My belated SBD:
First let me go on record as being a reader who isn’t offended by reading a love scene (or sex scene, as the case may be) between one of the main characters of a romance and another character who is not going to be the ultimate hero or heroine. If it fits with the plot of the book and the flow of the story, then I’m okay with it. That’s assuming, of course, that there is no pledge of sexual fidelity between h/h; if there is and the nookie occurs anyway, that’s cheating and it’s an entirely different kettle o’ fish.
I purchased Laura Baumbach’s The Lost Temple of Karttikeya [The Collector 9] ; I’d read her earlier m/m book A Bit of Rough and was interested to see what she would do with a romance that included a bit of adventure or paranormal. I knew from the blurb that the heroes of the book would be Brandon and Christian. And I knew from the excerpt that Brandon is seeing someone else or hung up on someone else at the beginning of the book. Fine. The opening chapters (chapters!) consisted of a long, long love/sex scene between Brandon and the other guy. In and of itself, that doesn’t bother me; Brandon’s lovesickness* over this guy plays a role in the book. The details? Graphic and quite titillating. Again, not a problem. Of ~400 e-pages, the first ~60** are the sex between a hero and a non-hero, who in fact turns out to be a slutty user who abandons Brandon, leaving him heartbroken and desperate enough to go on a Quest for a Magickal Artifact which will win him back. Of course, in the process, Brandon has the Hot Monkey Lovin’ with someone else and falls in love all over again, but this time with a Very Nice Guy.
But I digress. The initial scene. After finishing the book, I felt a little perplexed by the length of the first love/sex scene. Okay, I’m all for the hotness and I get that this is erotic romance. But since as a reader I’ve done my research (read the blurb before buying), I know who is going to get the HEA. And I’m not sure how using +10% of the book’s entire word count on a love/sex scene not between the two heroes furthers that goal.

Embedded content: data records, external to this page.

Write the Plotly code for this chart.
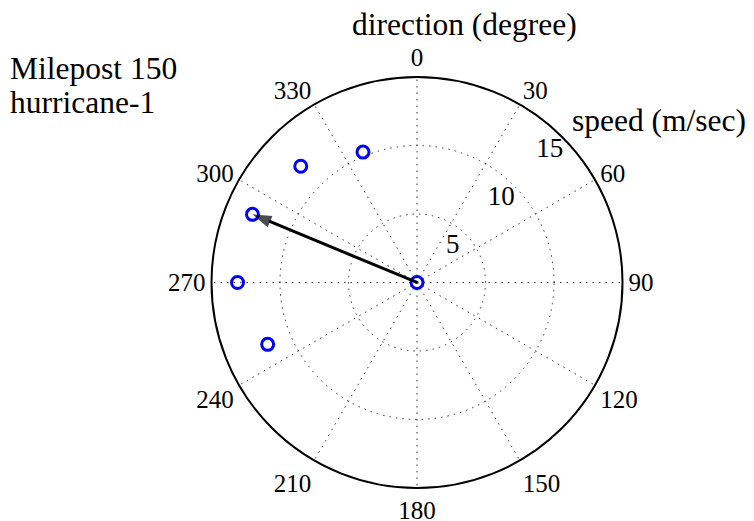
import plotly.graph_objects as go

# wind observations (direction in compass degrees, speed in m/s)
directions = [337.5, 315, 292.5, 270, 247.5]
speeds = [10.3, 12.0, 13.0, 13.1, 11.8]
center_r = [0]
center_theta = [0]

# arrow from origin to the strongest direction
arrow_r = [0, 13.0]
arrow_theta = [292.5, 292.5]

angular_ticks = list(range(0, 360, 30))
radial_ticks = [5, 10, 15]
radial_label_angle = 45

FONT = "Liberation Serif"
BLUE = "#0000ff"
GRID = "#333333"

fig = go.Figure()

fig.add_trace(go.Scatterpolar(
    r=center_r + speeds,
    theta=center_theta + directions,
    mode="markers",
    marker=dict(symbol="circle-open", size=12, color=BLUE, line=dict(width=3, color=BLUE)),
    showlegend=False,
))

fig.add_trace(go.Scatterpolar(
    r=arrow_r,
    theta=arrow_theta,
    mode="lines+markers",
    line=dict(color="black", width=3),
    marker=dict(symbol=["circle", "arrow"], size=[0, 20], color="black",
                angleref="previous", line=dict(width=0)),
    showlegend=False,
))

# radial tick labels, sitting just inside each ring along the 45 deg line
fig.add_trace(go.Scatterpolar(
    r=[t - 1.3 for t in radial_ticks],
    theta=[radial_label_angle] * len(radial_ticks),
    mode="text",
    text=[str(t) for t in radial_ticks],
    textfont=dict(family=FONT, size=27, color="black"),
    showlegend=False,
))

fig.update_layout(
    width=754, height=521,
    margin=dict(l=0, r=0, t=0, b=0),
    paper_bgcolor="white",
    plot_bgcolor="white",
    font=dict(family=FONT, size=27, color="black"),
    polar=dict(
        domain=dict(x=[0.2699, 0.8150], y=[0.0787, 0.8676]),
        bgcolor="white",
        angularaxis=dict(
            rotation=90, direction="clockwise",
            tickmode="array", tickvals=angular_ticks,
            ticktext=[str(t) for t in angular_ticks],
            ticks="", showline=True, linecolor="black", linewidth=2,
            showgrid=True, gridcolor=GRID, griddash="1.5px,5px", gridwidth=1.2,
            tickfont=dict(family=FONT, size=25),
        ),
        radialaxis=dict(
            range=[0, 15], tickmode="array", tickvals=radial_ticks,
            angle=radial_label_angle, showticklabels=False, showline=False, ticks="",
            showgrid=True, gridcolor=GRID, griddash="1.5px,5px", gridwidth=1.2,
        ),
    ),
    annotations=[
        dict(text="direction (degree)", x=0.6048, y=0.9675, xref="paper", yref="paper",
             xanchor="center", yanchor="middle", showarrow=False,
             font=dict(family=FONT, size=31.5)),
        dict(text="speed (m/sec)", x=0.746, y=0.785, xref="paper", yref="paper",
             xanchor="left", yanchor="middle", showarrow=False,
             font=dict(family=FONT, size=31.5)),
        dict(text="Milepost 150", x=0.0, y=0.883, xref="paper", yref="paper",
             xanchor="left", yanchor="middle", showarrow=False,
             font=dict(family=FONT, size=31.5)),
        dict(text="hurricane-1", x=0.0, y=0.8186, xref="paper", yref="paper",
             xanchor="left", yanchor="middle", showarrow=False,
             font=dict(family=FONT, size=31.5)),
    ],
)

fig.write_html("out.html")
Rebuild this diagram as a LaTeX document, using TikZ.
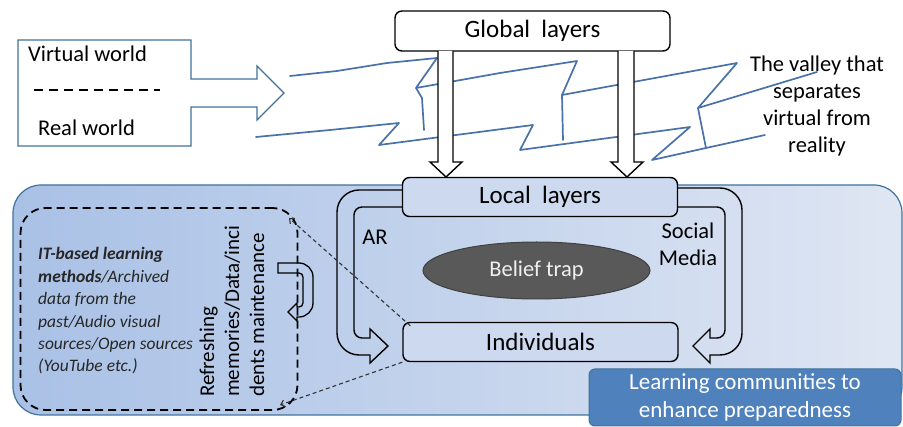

I mean, yes, it shows me that the Evil, Slutty Ex is Teh Secks God (which also means that he’s gotten around, which is bad in Romancelandia – is that the same for m/m Romancelandia?) and that he has Our Sweet Hero by the cock and balls. But still…was there any other point to it? Because upon reflection, it reminds of Skanky Villain Sex, thrown in to pad a book and make the reader aware that the villain is a bad, bad dude. Here it just contributed to my general disenchantment with Brandon as a hero. If he’s so needy and desperate that total tool with a good technique can whip him that easily, how/why should I believe that his HEA with Christian is EA? What if the tool reappears or changes his mind?
Plus, that scene is longer (I believe) than any love/sex scene between Brandon and Christian. What’s up with that? Are you telling me that ESE’s technique is better/hotter/more page-worthy than Christian’s? If so, the author is breaking a major Romancelandia rule: True Love Sex is the Best Sex.
I dunno. I kind of had a point and then lost it. But suffice it to say that something about this first scene seems wonky to me in the scheme of things, even if I can’t articulate exactly what.
*After a bit, I was totally irritated with Brandon’s obsession with this guy and his complete lack of self-respect and testicular fortitude. But that’s a separate issue.
** The details of the book indicated that it is 55,887 words long; probably a good 6,000-7,000 of those words were spent on this scene. About half way through the scene, I wanted to tell them both to come already so the actual plot could start.